In the course of a longer exposition on “woke” culture, Kisin put forth a hard truth about the future success of the climate-change lobby. After asking what people in Britain can do about the climate, he said this:

This country is responsible for 2 percent of global carbon emissions. Which means that if Britain was to sink into the sea right now, it would make absolutely no difference to the issue of climate change. You know why? Cause the future of the climate is going to be decided in Asia and in Latin America by poor people, who couldn’t give a s**t about saving the planet.… You know why? Because they’re poor!

Those concerned about climate are a relatively few, relatively rich people living in rich countries. Their behavior affects the climate not a whit, when considered on a planetary level. The billions who live in poverty in poor countries are responsible for the brunt of global emissions, but they don’t care about the climate and will not care about the climate until they’re not poor.

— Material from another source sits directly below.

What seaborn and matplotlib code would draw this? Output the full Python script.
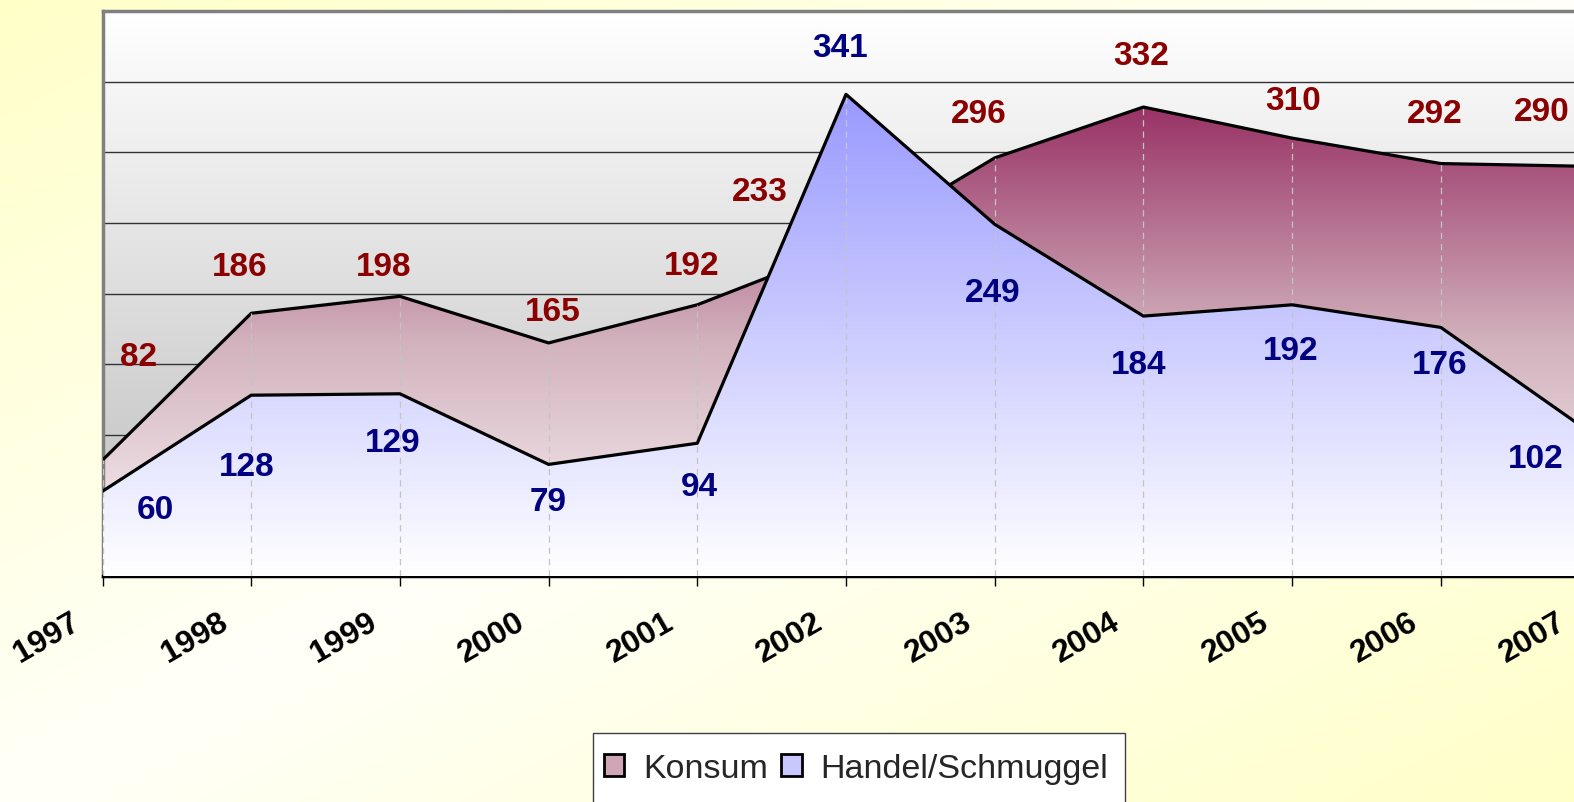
import numpy as np
import pandas as pd
import matplotlib
matplotlib.use("Agg")
import matplotlib.pyplot as plt
import matplotlib.transforms as mtransforms
from matplotlib.colors import LinearSegmentedColormap
from matplotlib.patches import Patch, Rectangle
import seaborn as sns

# Daten
years = [1997, 1998, 1999, 2000, 2001, 2002, 2003, 2004, 2005, 2006, 2007]
konsum = [82, 186, 198, 165, 192, 233, 296, 332, 310, 292, 290]
handel = [60, 128, 129, 79, 94, 341, 249, 184, 192, 176, 102]
names = ["Konsum", "Handel/Schmuggel"]

# Position der Beschriftungen relativ zum Punkt (Pixel)
konsum_offsets = [(36, 104), (-12, 47), (-16, 30), (4, 31), (-6, 39), (-86, 55),
                  (-16, 44), (-2, 52), (1, 38), (-6, 50), (-48, 55)]
handel_offsets = [(53, -18), (-5, -71), (-7, -49), (0, -37), (2, -43), (-6, 47),
                  (-2, -68), (-5, -48), (-1, -46), (-1, -37), (-54, -27)]

sns.set_theme(style="white")
plt.rcParams["font.family"] = ["Liberation Sans", "DejaVu Sans"]

df = pd.DataFrame({"Jahr": years, names[0]: konsum, names[1]: handel})

W, H = 1574, 803
fig = plt.figure(figsize=(W / 100, H / 100), dpi=100)

# Hintergrund: gelb in den Ecken oben links / unten rechts, weiss diagonal
bg = fig.add_axes([0, 0, 1, 1], zorder=-10)
gx, gy = np.meshgrid(np.linspace(0, 1, 400), np.linspace(0, 1, 200))
s = np.clip(np.abs(gx + gy - 1), 0, 1)[..., None]
white = np.array([255, 255, 248]) / 255
yellow = np.array([255, 255, 200]) / 255
bg.imshow(white * (1 - s) + yellow * s, aspect="auto", extent=[0, 1, 0, 1])
bg.axis("off")

ax = fig.add_axes([102.5 / W, 1 - 577 / H, (1589.5 - 102.5) / W, 565 / H])

# Plotfläche mit grauem Verlauf
gray = LinearSegmentedColormap.from_list("bg", ["#bcbcbc", "#ffffff"])
ax.imshow(np.linspace(1, 0, 256)[:, None], cmap=gray, vmin=0, vmax=1,
          extent=[years[0], years[-1], 0, 400], aspect="auto", zorder=0)


def gradient_area(x, y, colors, z):
    poly = ax.fill_between(x, 0, y, facecolor="none", edgecolor="none", zorder=z)
    cmap = LinearSegmentedColormap.from_list("g", colors)
    im = ax.imshow(np.linspace(1, 0, 256)[:, None], cmap=cmap, vmin=0, vmax=1,
                   extent=[x[0], x[-1], 0, max(y)], aspect="auto", zorder=z)
    im.set_clip_path(poly.get_paths()[0], transform=ax.transData)


gradient_area(years, konsum, ["#fbf6f7", "#d2b2bd", "#993366"], 2)
sns.lineplot(data=df, x="Jahr", y=names[0], color="black", lw=2.3, ax=ax, zorder=3)
gradient_area(years, handel, ["#ffffff", "#ccccff", "#9999ff"], 4)
ax.vlines(years, 0, np.maximum(konsum, handel), colors="#c4c4c4", linestyles=(0, (5, 4)),
          lw=0.9, zorder=5)
sns.lineplot(data=df, x="Jahr", y=names[1], color="black", lw=2.3, ax=ax, zorder=6)

for x, v, (dx, dy) in zip(years, konsum, konsum_offsets):
    ax.annotate(str(v), (x, v), xytext=(dx, dy), textcoords="offset pixels",
                ha="center", va="center", fontsize=24, fontweight="bold",
                color="#8b0000", zorder=8)
for x, v, (dx, dy) in zip(years, handel, handel_offsets):
    ax.annotate(str(v), (x, v), xytext=(dx, dy), textcoords="offset pixels",
                ha="center", va="center", fontsize=24, fontweight="bold",
                color="#000080", zorder=8)

ax.set_xlim(years[0], years[-1])
ax.set_ylim(0, 400)
ax.set_yticks(range(0, 401, 50))
ax.set_yticklabels([])
ax.yaxis.grid(True, color="#333333", lw=1)
ax.set_axisbelow(True)
ax.tick_params(axis="y", length=0)
ax.set_xlabel("")
ax.set_ylabel("")

ax.set_xticks(years)
ax.set_xticklabels([str(y) for y in years], rotation=30, ha="right", va="top",
                   fontsize=23, fontweight="bold", color="black")
ax.tick_params(axis="x", bottom=True, length=7, width=1, pad=15, color="black")
shift = mtransforms.ScaledTranslation(-18 / 100, 0, fig.dpi_scale_trans)
for lbl in ax.get_xticklabels():
    lbl.set_transform(lbl.get_transform() + shift)

for side in ["top", "left"]:
    ax.spines[side].set(color="#808080", lw=2.5)
ax.spines["bottom"].set(color="black", lw=2.5)
ax.spines["right"].set(color="#808080", lw=2.5)

# Legende
fig.add_artist(Rectangle((592.5 / W, -0.05), (1125 - 592.5) / W, (803 - 734) / H + 0.05,
                         transform=fig.transFigure, facecolor="white",
                         edgecolor="#404040", lw=1, zorder=3))
handles = [Patch(facecolor="#cfa6b6", edgecolor="black", lw=2, label=names[0]),
           Patch(facecolor="#c8c8ff", edgecolor="black", lw=2, label=names[1])]
fig.legend(handles=handles, loc="upper center", bbox_to_anchor=(856 / W, 1 - 727 / H),
           ncol=2, frameon=False, fontsize=24.5, handlelength=0.6, handleheight=0.6,
           handletextpad=0.55, columnspacing=0.4, borderpad=0.3)

fig.savefig("out.png", dpi=100)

And how do they climb out of poverty? The same way America became prosperous — on the back of cheap and abundant energy. By tapping into the same oil and gas reserves that America, and the West, did to allow its populace to escape the chains of poverty.

Kisin asked his listeners to put themselves in the shoes of Xi Jinping. The current Chinese president, Kisin said, lived through the Cultural Revolution, saw his father imprisoned, his sister commit suicide. He himself lived in a “cave house” before, decades later, he “clawed” his way “up the bloody and greasy pole of Chinese politics to be the undisputed supreme leader of the very Communist Party that destroyed” his family. Xi knew that the main thing he had “to do to survive and stay in power is to deliver the one thing that the people of China want — prosperity.” Economic prosperity. Kisin asked, “Where do you think climate change ranks on Xi Jinping’s list of priorities?”

It is an act of extreme hypocrisy for Western elites to expect developing Third World countries — China, India, Brazil, Mexico, et al. — to rein in their emissions and thus deny themselves the energy apparatus that the West used to achieve its prosperity, to insist, in the name of saving the planet, that these Third World countries remain, in essence, Third World.

Kisin did reveal what he thought those in First World countries could do to curtail the negative effects of a changing climate, however:

There is only one thing we can do in this country to stop climate change. And that is to make scientific and technological breakthroughs that will create the clean energy that is not only clean but also cheap.